## BEGIN
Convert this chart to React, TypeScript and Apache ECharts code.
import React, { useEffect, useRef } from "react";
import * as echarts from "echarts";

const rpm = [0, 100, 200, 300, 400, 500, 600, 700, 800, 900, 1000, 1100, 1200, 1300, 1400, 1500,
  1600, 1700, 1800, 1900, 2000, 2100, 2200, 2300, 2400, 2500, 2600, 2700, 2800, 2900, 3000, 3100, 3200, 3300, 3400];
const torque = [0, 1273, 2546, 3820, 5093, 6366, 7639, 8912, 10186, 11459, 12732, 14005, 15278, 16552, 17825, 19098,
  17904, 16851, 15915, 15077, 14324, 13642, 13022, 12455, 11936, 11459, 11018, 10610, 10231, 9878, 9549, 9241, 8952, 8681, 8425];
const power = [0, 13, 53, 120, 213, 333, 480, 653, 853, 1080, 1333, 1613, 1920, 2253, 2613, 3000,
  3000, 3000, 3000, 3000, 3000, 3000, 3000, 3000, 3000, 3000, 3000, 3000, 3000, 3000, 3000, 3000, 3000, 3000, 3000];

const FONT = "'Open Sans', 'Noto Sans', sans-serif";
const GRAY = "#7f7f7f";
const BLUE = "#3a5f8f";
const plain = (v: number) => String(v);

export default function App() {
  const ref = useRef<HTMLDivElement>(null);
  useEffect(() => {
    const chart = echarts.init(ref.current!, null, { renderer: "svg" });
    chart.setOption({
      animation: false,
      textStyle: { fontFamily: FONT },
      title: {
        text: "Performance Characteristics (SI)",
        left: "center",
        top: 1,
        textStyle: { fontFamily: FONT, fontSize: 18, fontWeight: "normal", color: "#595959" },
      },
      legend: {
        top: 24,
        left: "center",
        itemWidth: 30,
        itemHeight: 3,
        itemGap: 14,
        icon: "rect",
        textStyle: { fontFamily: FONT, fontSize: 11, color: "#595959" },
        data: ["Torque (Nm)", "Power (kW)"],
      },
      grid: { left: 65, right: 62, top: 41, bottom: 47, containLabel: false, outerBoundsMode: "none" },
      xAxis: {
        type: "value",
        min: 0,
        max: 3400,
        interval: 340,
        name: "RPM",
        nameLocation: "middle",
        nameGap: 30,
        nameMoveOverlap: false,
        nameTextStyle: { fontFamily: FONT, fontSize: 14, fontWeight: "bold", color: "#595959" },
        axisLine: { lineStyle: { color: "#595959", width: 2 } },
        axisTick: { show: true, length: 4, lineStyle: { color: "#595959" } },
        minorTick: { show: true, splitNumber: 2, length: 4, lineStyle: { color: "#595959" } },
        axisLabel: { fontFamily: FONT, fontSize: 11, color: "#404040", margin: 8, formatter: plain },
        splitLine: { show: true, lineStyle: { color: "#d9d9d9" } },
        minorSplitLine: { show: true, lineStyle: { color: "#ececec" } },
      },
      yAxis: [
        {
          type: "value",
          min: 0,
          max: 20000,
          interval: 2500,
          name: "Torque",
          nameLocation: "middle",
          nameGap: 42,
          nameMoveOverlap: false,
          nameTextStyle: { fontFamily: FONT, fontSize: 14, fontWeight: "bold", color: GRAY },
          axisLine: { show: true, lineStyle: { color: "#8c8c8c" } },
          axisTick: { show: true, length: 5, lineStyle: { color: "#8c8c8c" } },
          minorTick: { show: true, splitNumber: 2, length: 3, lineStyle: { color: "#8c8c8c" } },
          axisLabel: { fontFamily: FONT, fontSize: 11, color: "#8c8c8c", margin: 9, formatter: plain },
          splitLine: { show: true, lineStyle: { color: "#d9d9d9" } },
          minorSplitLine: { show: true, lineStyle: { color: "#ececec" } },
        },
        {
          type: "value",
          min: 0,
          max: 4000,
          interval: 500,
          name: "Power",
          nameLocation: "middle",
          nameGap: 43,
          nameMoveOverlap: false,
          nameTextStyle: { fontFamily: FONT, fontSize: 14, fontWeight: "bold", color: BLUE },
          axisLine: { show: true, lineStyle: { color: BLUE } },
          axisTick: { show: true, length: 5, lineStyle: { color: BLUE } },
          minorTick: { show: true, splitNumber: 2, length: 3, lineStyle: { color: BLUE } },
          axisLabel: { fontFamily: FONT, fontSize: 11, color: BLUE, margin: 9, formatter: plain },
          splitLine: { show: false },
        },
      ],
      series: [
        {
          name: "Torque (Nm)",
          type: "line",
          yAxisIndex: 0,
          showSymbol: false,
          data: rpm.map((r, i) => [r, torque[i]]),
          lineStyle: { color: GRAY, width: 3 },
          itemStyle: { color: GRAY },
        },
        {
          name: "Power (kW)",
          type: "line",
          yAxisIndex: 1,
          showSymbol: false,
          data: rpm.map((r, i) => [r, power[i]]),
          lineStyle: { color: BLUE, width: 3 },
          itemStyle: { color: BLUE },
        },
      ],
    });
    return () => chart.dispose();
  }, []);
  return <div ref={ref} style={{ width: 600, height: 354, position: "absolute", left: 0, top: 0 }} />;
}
## END
--- Aim of the task ---
Reproduce the material above, every line of it, exactly.

--- Worked solution ---
Convert this chart to React, TypeScript and Apache ECharts code.
import React, { useEffect, useRef } from "react";
import * as echarts from "echarts";

const rpm = [0, 100, 200, 300, 400, 500, 600, 700, 800, 900, 1000, 1100, 1200, 1300, 1400, 1500,
  1600, 1700, 1800, 1900, 2000, 2100, 2200, 2300, 2400, 2500, 2600, 2700, 2800, 2900, 3000, 3100, 3200, 3300, 3400];
const torque = [0, 1273, 2546, 3820, 5093, 6366, 7639, 8912, 10186, 11459, 12732, 14005, 15278, 16552, 17825, 19098,
  17904, 16851, 15915, 15077, 14324, 13642, 13022, 12455, 11936, 11459, 11018, 10610, 10231, 9878, 9549, 9241, 8952, 8681, 8425];
const power = [0, 13, 53, 120, 213, 333, 480, 653, 853, 1080, 1333, 1613, 1920, 2253, 2613, 3000,
  3000, 3000, 3000, 3000, 3000, 3000, 3000, 3000, 3000, 3000, 3000, 3000, 3000, 3000, 3000, 3000, 3000, 3000, 3000];

const FONT = "'Open Sans', 'Noto Sans', sans-serif";
const GRAY = "#7f7f7f";
const BLUE = "#3a5f8f";
const plain = (v: number) => String(v);

export default function App() {
  const ref = useRef<HTMLDivElement>(null);
  useEffect(() => {
    const chart = echarts.init(ref.current!, null, { renderer: "svg" });
    chart.setOption({
      animation: false,
      textStyle: { fontFamily: FONT },
      title: {
        text: "Performance Characteristics (SI)",
        left: "center",
        top: 1,
        textStyle: { fontFamily: FONT, fontSize: 18, fontWeight: "normal", color: "#595959" },
      },
      legend: {
        top: 24,
        left: "center",
        itemWidth: 30,
        itemHeight: 3,
        itemGap: 14,
        icon: "rect",
        textStyle: { fontFamily: FONT, fontSize: 11, color: "#595959" },
        data: ["Torque (Nm)", "Power (kW)"],
      },
      grid: { left: 65, right: 62, top: 41, bottom: 47, containLabel: false, outerBoundsMode: "none" },
      xAxis: {
        type: "value",
        min: 0,
        max: 3400,
        interval: 340,
        name: "RPM",
        nameLocation: "middle",
        nameGap: 30,
        nameMoveOverlap: false,
        nameTextStyle: { fontFamily: FONT, fontSize: 14, fontWeight: "bold", color: "#595959" },
        axisLine: { lineStyle: { color: "#595959", width: 2 } },
        axisTick: { show: true, length: 4, lineStyle: { color: "#595959" } },
        minorTick: { show: true, splitNumber: 2, length: 4, lineStyle: { color: "#595959" } },
        axisLabel: { fontFamily: FONT, fontSize: 11, color: "#404040", margin: 8, formatter: plain },
        splitLine: { show: true, lineStyle: { color: "#d9d9d9" } },
        minorSplitLine: { show: true, lineStyle: { color: "#ececec" } },
      },
      yAxis: [
        {
          type: "value",
          min: 0,
          max: 20000,
          interval: 2500,
          name: "Torque",
          nameLocation: "middle",
          nameGap: 42,
          nameMoveOverlap: false,
          nameTextStyle: { fontFamily: FONT, fontSize: 14, fontWeight: "bold", color: GRAY },
          axisLine: { show: true, lineStyle: { color: "#8c8c8c" } },
          axisTick: { show: true, length: 5, lineStyle: { color: "#8c8c8c" } },
          minorTick: { show: true, splitNumber: 2, length: 3, lineStyle: { color: "#8c8c8c" } },
          axisLabel: { fontFamily: FONT, fontSize: 11, color: "#8c8c8c", margin: 9, formatter: plain },
          splitLine: { show: true, lineStyle: { color: "#d9d9d9" } },
          minorSplitLine: { show: true, lineStyle: { color: "#ececec" } },
        },
        {
          type: "value",
          min: 0,
          max: 4000,
          interval: 500,
          name: "Power",
          nameLocation: "middle",
          nameGap: 43,
          nameMoveOverlap: false,
          nameTextStyle: { fontFamily: FONT, fontSize: 14, fontWeight: "bold", color: BLUE },
          axisLine: { show: true, lineStyle: { color: BLUE } },
          axisTick: { show: true, length: 5, lineStyle: { color: BLUE } },
          minorTick: { show: true, splitNumber: 2, length: 3, lineStyle: { color: BLUE } },
          axisLabel: { fontFamily: FONT, fontSize: 11, color: BLUE, margin: 9, formatter: plain },
          splitLine: { show: false },
        },
      ],
      series: [
        {
          name: "Torque (Nm)",
          type: "line",
          yAxisIndex: 0,
          showSymbol: false,
          data: rpm.map((r, i) => [r, torque[i]]),
          lineStyle: { color: GRAY, width: 3 },
          itemStyle: { color: GRAY },
        },
        {
          name: "Power (kW)",
          type: "line",
          yAxisIndex: 1,
          showSymbol: false,
          data: rpm.map((r, i) => [r, power[i]]),
          lineStyle: { color: BLUE, width: 3 },
          itemStyle: { color: BLUE },
        },
      ],
    });
    return () => chart.dispose();
  }, []);
  return <div ref={ref} style={{ width: 600, height: 354, position: "absolute", left: 0, top: 0 }} />;
}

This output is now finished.